The new regime targets so-called “reporting crypto-asset service providers”: exchanges, brokers, trading platforms, and digital wallets that manage client accounts. These businesses must implement strict identification procedures, request tax residency information and tax identification numbers from users, and maintain detailed records for at least five years.
The data transmitted is not limited to basic information. It includes all cryptocurrency purchases and sales in euros or other currencies, exchanges between different digital units, transfers to and from external wallets, as well as the number and value of transactions per year. In market terminology, many of these digital assets are called “tokens” – digital units of value issued and circulated on blockchain networks that may represent currency, investment rights, or access to services.
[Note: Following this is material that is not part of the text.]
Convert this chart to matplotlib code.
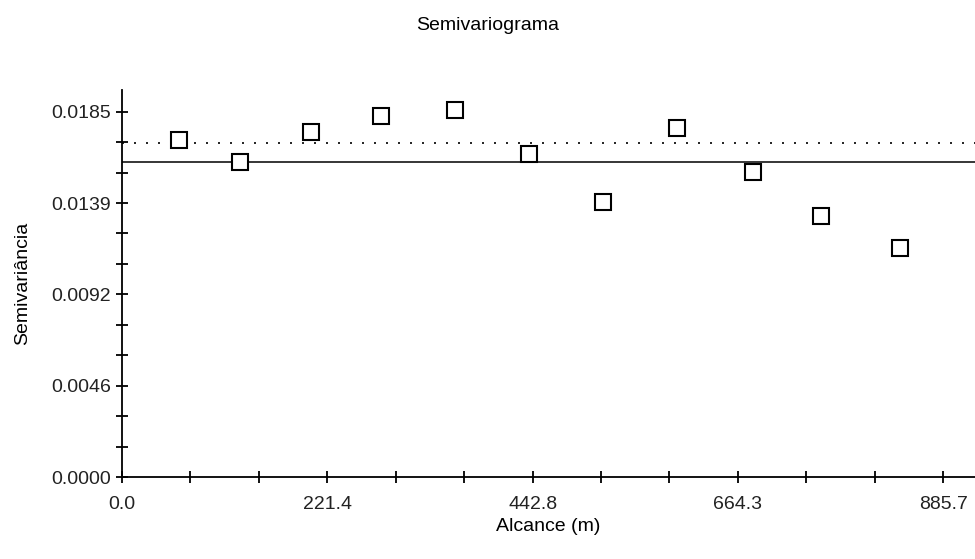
import matplotlib
matplotlib.use('Agg')
import matplotlib.pyplot as plt
import numpy as np
from matplotlib.ticker import MultipleLocator

plt.rcParams['font.family'] = ['Liberation Sans', 'DejaVu Sans']

# lag distances (m) and experimental semivariance
lag = [61.5, 127.3, 203.8, 279.3, 359.1, 438.9, 518.7, 598.5, 680.5, 753.8, 839.0]
gamma = [0.01707, 0.01595, 0.01747, 0.01828, 0.01859, 0.01636,
         0.01392, 0.01768, 0.01544, 0.01321, 0.01158]

model_sill = 0.01597     # solid line
sample_var = 0.01690     # dotted line

xticks = [0.0, 221.425, 442.85, 664.275, 885.7]
xlabels = ['0.0', '221.4', '442.8', '664.3', '885.7']
yticks = [0.0, 0.004625, 0.00925, 0.013875, 0.0185]
ylabels = ['0.0000', '0.0046', '0.0092', '0.0139', '0.0185']

fs = 14

fig = plt.figure(figsize=(9.75, 5.59), dpi=100)
ax = fig.add_axes([122 / 975, 1 - 477 / 559, 1 - 122 / 975, (477 - 90) / 559])

ax.axhline(model_sill, color='black', lw=1.1)
ax.axhline(sample_var, color='black', lw=1.2, dashes=(1.2, 6))
ax.plot(lag, gamma, 's', ms=12, mfc='white', mec='black', mew=1.5, ls='none')

ax.set_xlim(0, 920)
ax.set_ylim(0, 0.0196)
ax.set_xticks(xticks)
ax.set_xticklabels(xlabels)
ax.set_yticks(yticks)
ax.set_yticklabels(ylabels)
ax.xaxis.set_minor_locator(MultipleLocator(885.7 / 12))
ax.yaxis.set_minor_locator(MultipleLocator(0.0185 / 12))

for s in ['top', 'right']:
    ax.spines[s].set_visible(False)
for s in ['left', 'bottom']:
    ax.spines[s].set_linewidth(1.3)

ax.tick_params(which='both', direction='inout', length=8, width=1.3, colors='black')
ax.tick_params(axis='x', which='major', pad=10, labelsize=fs, labelcolor='#222222')
ax.tick_params(axis='y', which='major', pad=4, labelsize=fs, labelcolor='#222222')

ax.set_xlabel('Alcance (m)', fontsize=fs, labelpad=3)
ax.set_ylabel('Semivariância', fontsize=fs, labelpad=14)
fig.text(0.5, 1 - 26 / 559, 'Semivariograma', ha='center', va='center', fontsize=fs)

fig.savefig('out.png', dpi=100)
This way, tax authorities will have a comprehensive view of each user’s investment activity, facilitating audits and cross-checks with tax returns. For individual investors, the change means that activity on organized exchanges will no longer be “invisible.” A Greek tax resident trading on a foreign platform will be automatically reported to the Greek tax authority, without requiring additional requests or investigations. Similarly, foreign users of Greek providers will be reported to their countries. The authorities’ goal is to reduce tax evasion and equalize the tax treatment of crypto with traditional investment products.
Meanwhile, the framework leaves purely private transactions between users outside direct supervision, provided no regulated provider is involved. However, once funds pass through an exchange or other organized service, they are recorded and become visible to authorities.